= Stored data =

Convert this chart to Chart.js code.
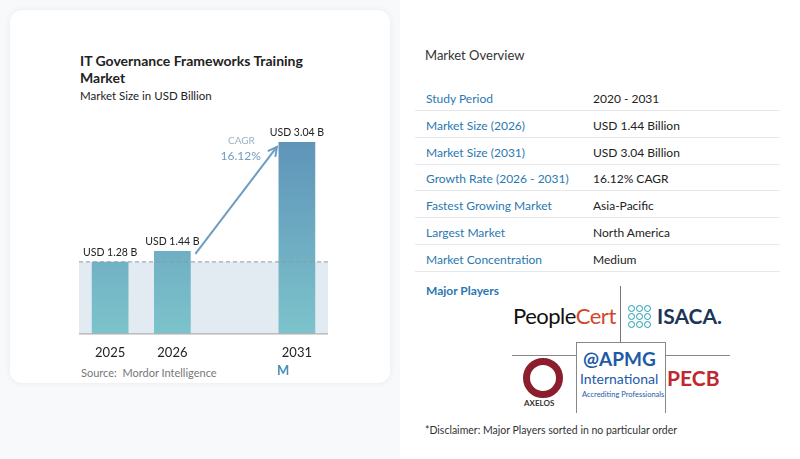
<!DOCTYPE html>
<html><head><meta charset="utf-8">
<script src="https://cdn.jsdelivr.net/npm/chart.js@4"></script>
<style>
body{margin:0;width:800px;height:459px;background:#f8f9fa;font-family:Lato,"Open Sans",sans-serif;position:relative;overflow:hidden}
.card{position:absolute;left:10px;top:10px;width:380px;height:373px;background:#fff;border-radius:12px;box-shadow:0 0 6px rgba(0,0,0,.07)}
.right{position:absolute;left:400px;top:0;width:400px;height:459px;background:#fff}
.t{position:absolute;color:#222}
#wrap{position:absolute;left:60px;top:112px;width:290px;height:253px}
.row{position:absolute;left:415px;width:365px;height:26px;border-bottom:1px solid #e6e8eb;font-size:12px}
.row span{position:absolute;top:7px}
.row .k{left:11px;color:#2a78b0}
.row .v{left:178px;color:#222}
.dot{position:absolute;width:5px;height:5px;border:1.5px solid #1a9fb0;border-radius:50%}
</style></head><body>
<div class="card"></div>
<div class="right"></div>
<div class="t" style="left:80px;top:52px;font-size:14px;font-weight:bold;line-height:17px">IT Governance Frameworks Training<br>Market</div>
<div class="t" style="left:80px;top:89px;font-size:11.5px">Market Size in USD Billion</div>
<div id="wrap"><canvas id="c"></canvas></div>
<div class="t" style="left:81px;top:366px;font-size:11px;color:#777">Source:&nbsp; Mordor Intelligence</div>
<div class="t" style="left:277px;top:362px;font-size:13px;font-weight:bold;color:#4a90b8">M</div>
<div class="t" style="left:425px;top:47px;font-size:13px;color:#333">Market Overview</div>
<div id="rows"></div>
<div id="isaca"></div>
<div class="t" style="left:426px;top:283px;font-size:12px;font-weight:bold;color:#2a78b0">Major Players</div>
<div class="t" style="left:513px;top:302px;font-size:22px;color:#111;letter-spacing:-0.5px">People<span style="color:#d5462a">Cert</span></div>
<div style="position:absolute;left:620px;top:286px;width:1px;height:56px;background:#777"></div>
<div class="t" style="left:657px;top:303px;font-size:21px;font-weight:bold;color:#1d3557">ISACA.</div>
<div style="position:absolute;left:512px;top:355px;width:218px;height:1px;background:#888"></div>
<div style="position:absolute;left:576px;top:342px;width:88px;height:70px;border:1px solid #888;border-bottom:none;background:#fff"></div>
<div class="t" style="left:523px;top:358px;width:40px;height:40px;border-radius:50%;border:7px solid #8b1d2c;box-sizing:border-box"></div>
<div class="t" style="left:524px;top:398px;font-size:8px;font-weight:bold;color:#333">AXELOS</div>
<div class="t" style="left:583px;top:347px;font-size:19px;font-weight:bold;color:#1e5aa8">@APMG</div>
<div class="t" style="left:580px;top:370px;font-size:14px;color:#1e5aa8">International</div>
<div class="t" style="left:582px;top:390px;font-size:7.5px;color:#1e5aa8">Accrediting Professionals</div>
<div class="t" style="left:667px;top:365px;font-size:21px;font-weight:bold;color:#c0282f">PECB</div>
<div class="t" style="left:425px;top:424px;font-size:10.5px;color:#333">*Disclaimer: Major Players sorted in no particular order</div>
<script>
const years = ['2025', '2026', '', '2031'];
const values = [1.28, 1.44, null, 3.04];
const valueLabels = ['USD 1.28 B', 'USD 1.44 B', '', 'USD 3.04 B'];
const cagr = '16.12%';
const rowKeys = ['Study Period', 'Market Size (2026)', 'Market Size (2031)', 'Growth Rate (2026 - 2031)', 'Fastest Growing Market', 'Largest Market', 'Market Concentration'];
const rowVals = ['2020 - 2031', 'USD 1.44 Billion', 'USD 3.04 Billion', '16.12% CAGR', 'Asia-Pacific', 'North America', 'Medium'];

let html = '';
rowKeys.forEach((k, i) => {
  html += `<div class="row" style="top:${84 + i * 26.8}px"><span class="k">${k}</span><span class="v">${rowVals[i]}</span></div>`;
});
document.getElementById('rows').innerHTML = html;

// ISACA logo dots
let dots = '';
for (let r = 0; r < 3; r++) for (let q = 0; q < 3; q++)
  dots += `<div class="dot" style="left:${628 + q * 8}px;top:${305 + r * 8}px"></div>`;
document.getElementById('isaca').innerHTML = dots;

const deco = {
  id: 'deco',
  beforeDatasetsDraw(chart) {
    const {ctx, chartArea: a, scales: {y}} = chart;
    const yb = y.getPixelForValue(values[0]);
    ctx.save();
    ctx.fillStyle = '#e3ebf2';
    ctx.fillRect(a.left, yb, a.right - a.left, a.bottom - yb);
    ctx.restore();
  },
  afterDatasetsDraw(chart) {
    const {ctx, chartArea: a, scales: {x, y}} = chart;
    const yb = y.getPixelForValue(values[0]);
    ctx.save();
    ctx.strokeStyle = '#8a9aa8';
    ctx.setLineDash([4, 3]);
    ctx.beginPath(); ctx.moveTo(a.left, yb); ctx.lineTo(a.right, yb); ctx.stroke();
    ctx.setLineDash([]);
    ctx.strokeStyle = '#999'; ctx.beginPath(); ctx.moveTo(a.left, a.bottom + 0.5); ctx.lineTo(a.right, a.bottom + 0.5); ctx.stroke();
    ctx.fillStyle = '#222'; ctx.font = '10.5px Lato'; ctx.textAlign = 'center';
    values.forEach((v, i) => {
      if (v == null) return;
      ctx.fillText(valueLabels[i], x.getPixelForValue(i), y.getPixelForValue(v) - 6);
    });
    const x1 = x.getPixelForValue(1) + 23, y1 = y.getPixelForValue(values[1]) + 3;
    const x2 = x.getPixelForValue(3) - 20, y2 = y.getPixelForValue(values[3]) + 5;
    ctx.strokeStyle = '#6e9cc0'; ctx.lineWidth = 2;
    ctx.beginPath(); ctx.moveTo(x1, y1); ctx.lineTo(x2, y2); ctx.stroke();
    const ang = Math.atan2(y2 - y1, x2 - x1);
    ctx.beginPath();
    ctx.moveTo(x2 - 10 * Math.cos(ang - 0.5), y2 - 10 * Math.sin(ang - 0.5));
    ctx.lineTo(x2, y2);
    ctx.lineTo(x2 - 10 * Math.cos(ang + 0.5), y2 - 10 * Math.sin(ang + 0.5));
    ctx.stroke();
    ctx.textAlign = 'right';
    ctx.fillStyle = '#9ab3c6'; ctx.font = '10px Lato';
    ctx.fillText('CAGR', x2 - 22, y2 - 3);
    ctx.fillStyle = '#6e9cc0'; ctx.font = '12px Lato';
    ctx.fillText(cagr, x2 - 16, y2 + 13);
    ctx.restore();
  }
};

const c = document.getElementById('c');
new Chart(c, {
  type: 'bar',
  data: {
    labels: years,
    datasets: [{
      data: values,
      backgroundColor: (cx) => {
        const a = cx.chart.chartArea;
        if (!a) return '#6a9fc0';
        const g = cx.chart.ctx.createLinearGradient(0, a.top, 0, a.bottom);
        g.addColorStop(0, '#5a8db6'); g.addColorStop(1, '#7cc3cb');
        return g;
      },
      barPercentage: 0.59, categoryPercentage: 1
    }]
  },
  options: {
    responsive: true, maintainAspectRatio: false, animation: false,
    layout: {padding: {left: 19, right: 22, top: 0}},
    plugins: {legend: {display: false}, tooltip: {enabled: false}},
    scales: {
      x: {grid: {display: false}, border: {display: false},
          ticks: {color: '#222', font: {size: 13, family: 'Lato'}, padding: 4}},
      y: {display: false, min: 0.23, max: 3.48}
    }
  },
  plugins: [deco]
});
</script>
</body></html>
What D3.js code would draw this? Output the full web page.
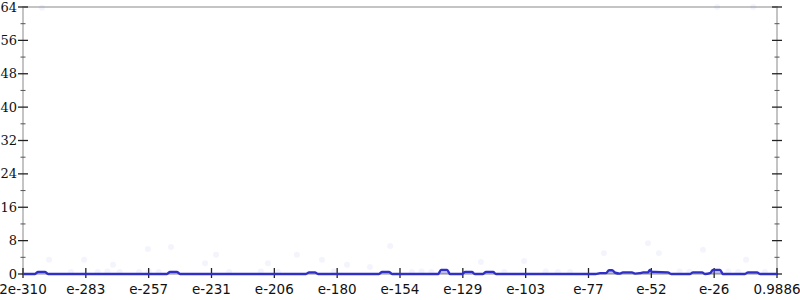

= Challenge =
Print out the material word for word, omitting the pictures.

= Written answer =
Convert this chart to Chart.js code.
<!DOCTYPE html>
<html><head><meta charset="utf-8">
<script src="https://cdn.jsdelivr.net/npm/chart.js@4"></script>
<style>
body{margin:0;width:800px;height:459px;background:#f8f9fa;font-family:Lato,"Open Sans",sans-serif;position:relative;overflow:hidden}
.card{position:absolute;left:10px;top:10px;width:380px;height:373px;background:#fff;border-radius:12px;box-shadow:0 0 6px rgba(0,0,0,.07)}
.right{position:absolute;left:400px;top:0;width:400px;height:459px;background:#fff}
.t{position:absolute;color:#222}
#wrap{position:absolute;left:60px;top:112px;width:290px;height:253px}
.row{position:absolute;left:415px;width:365px;height:26px;border-bottom:1px solid #e6e8eb;font-size:12px}
.row span{position:absolute;top:7px}
.row .k{left:11px;color:#2a78b0}
.row .v{left:178px;color:#222}
.dot{position:absolute;width:5px;height:5px;border:1.5px solid #1a9fb0;border-radius:50%}
</style></head><body>
<div class="card"></div>
<div class="right"></div>
<div class="t" style="left:80px;top:52px;font-size:14px;font-weight:bold;line-height:17px">IT Governance Frameworks Training<br>Market</div>
<div class="t" style="left:80px;top:89px;font-size:11.5px">Market Size in USD Billion</div>
<div id="wrap"><canvas id="c"></canvas></div>
<div class="t" style="left:81px;top:366px;font-size:11px;color:#777">Source:&nbsp; Mordor Intelligence</div>
<div class="t" style="left:277px;top:362px;font-size:13px;font-weight:bold;color:#4a90b8">M</div>
<div class="t" style="left:425px;top:47px;font-size:13px;color:#333">Market Overview</div>
<div id="rows"></div>
<div id="isaca"></div>
<div class="t" style="left:426px;top:283px;font-size:12px;font-weight:bold;color:#2a78b0">Major Players</div>
<div class="t" style="left:513px;top:302px;font-size:22px;color:#111;letter-spacing:-0.5px">People<span style="color:#d5462a">Cert</span></div>
<div style="position:absolute;left:620px;top:286px;width:1px;height:56px;background:#777"></div>
<div class="t" style="left:657px;top:303px;font-size:21px;font-weight:bold;color:#1d3557">ISACA.</div>
<div style="position:absolute;left:512px;top:355px;width:218px;height:1px;background:#888"></div>
<div style="position:absolute;left:576px;top:342px;width:88px;height:70px;border:1px solid #888;border-bottom:none;background:#fff"></div>
<div class="t" style="left:523px;top:358px;width:40px;height:40px;border-radius:50%;border:7px solid #8b1d2c;box-sizing:border-box"></div>
<div class="t" style="left:524px;top:398px;font-size:8px;font-weight:bold;color:#333">AXELOS</div>
<div class="t" style="left:583px;top:347px;font-size:19px;font-weight:bold;color:#1e5aa8">@APMG</div>
<div class="t" style="left:580px;top:370px;font-size:14px;color:#1e5aa8">International</div>
<div class="t" style="left:582px;top:390px;font-size:7.5px;color:#1e5aa8">Accrediting Professionals</div>
<div class="t" style="left:667px;top:365px;font-size:21px;font-weight:bold;color:#c0282f">PECB</div>
<div class="t" style="left:425px;top:424px;font-size:10.5px;color:#333">*Disclaimer: Major Players sorted in no particular order</div>
<script>
const years = ['2025', '2026', '', '2031'];
const values = [1.28, 1.44, null, 3.04];
const valueLabels = ['USD 1.28 B', 'USD 1.44 B', '', 'USD 3.04 B'];
const cagr = '16.12%';
const rowKeys = ['Study Period', 'Market Size (2026)', 'Market Size (2031)', 'Growth Rate (2026 - 2031)', 'Fastest Growing Market', 'Largest Market', 'Market Concentration'];
const rowVals = ['2020 - 2031', 'USD 1.44 Billion', 'USD 3.04 Billion', '16.12% CAGR', 'Asia-Pacific', 'North America', 'Medium'];

let html = '';
rowKeys.forEach((k, i) => {
  html += `<div class="row" style="top:${84 + i * 26.8}px"><span class="k">${k}</span><span class="v">${rowVals[i]}</span></div>`;
});
document.getElementById('rows').innerHTML = html;

// ISACA logo dots
let dots = '';
for (let r = 0; r < 3; r++) for (let q = 0; q < 3; q++)
  dots += `<div class="dot" style="left:${628 + q * 8}px;top:${305 + r * 8}px"></div>`;
document.getElementById('isaca').innerHTML = dots;

const deco = {
  id: 'deco',
  beforeDatasetsDraw(chart) {
    const {ctx, chartArea: a, scales: {y}} = chart;
    const yb = y.getPixelForValue(values[0]);
    ctx.save();
    ctx.fillStyle = '#e3ebf2';
    ctx.fillRect(a.left, yb, a.right - a.left, a.bottom - yb);
    ctx.restore();
  },
  afterDatasetsDraw(chart) {
    const {ctx, chartArea: a, scales: {x, y}} = chart;
    const yb = y.getPixelForValue(values[0]);
    ctx.save();
    ctx.strokeStyle = '#8a9aa8';
    ctx.setLineDash([4, 3]);
    ctx.beginPath(); ctx.moveTo(a.left, yb); ctx.lineTo(a.right, yb); ctx.stroke();
    ctx.setLineDash([]);
    ctx.strokeStyle = '#999'; ctx.beginPath(); ctx.moveTo(a.left, a.bottom + 0.5); ctx.lineTo(a.right, a.bottom + 0.5); ctx.stroke();
    ctx.fillStyle = '#222'; ctx.font = '10.5px Lato'; ctx.textAlign = 'center';
    values.forEach((v, i) => {
      if (v == null) return;
      ctx.fillText(valueLabels[i], x.getPixelForValue(i), y.getPixelForValue(v) - 6);
    });
    const x1 = x.getPixelForValue(1) + 23, y1 = y.getPixelForValue(values[1]) + 3;
    const x2 = x.getPixelForValue(3) - 20, y2 = y.getPixelForValue(values[3]) + 5;
    ctx.strokeStyle = '#6e9cc0'; ctx.lineWidth = 2;
    ctx.beginPath(); ctx.moveTo(x1, y1); ctx.lineTo(x2, y2); ctx.stroke();
    const ang = Math.atan2(y2 - y1, x2 - x1);
    ctx.beginPath();
    ctx.moveTo(x2 - 10 * Math.cos(ang - 0.5), y2 - 10 * Math.sin(ang - 0.5));
    ctx.lineTo(x2, y2);
    ctx.lineTo(x2 - 10 * Math.cos(ang + 0.5), y2 - 10 * Math.sin(ang + 0.5));
    ctx.stroke();
    ctx.textAlign = 'right';
    ctx.fillStyle = '#9ab3c6'; ctx.font = '10px Lato';
    ctx.fillText('CAGR', x2 - 22, y2 - 3);
    ctx.fillStyle = '#6e9cc0'; ctx.font = '12px Lato';
    ctx.fillText(cagr, x2 - 16, y2 + 13);
    ctx.restore();
  }
};

const c = document.getElementById('c');
new Chart(c, {
  type: 'bar',
  data: {
    labels: years,
    datasets: [{
      data: values,
      backgroundColor: (cx) => {
        const a = cx.chart.chartArea;
        if (!a) return '#6a9fc0';
        const g = cx.chart.ctx.createLinearGradient(0, a.top, 0, a.bottom);
        g.addColorStop(0, '#5a8db6'); g.addColorStop(1, '#7cc3cb');
        return g;
      },
      barPercentage: 0.59, categoryPercentage: 1
    }]
  },
  options: {
    responsive: true, maintainAspectRatio: false, animation: false,
    layout: {padding: {left: 19, right: 22, top: 0}},
    plugins: {legend: {display: false}, tooltip: {enabled: false}},
    scales: {
      x: {grid: {display: false}, border: {display: false},
          ticks: {color: '#222', font: {size: 13, family: 'Lato'}, padding: 4}},
      y: {display: false, min: 0.23, max: 3.48}
    }
  },
  plugins: [deco]
});
</script>
</body></html>
What D3.js code would draw this? Output the full web page.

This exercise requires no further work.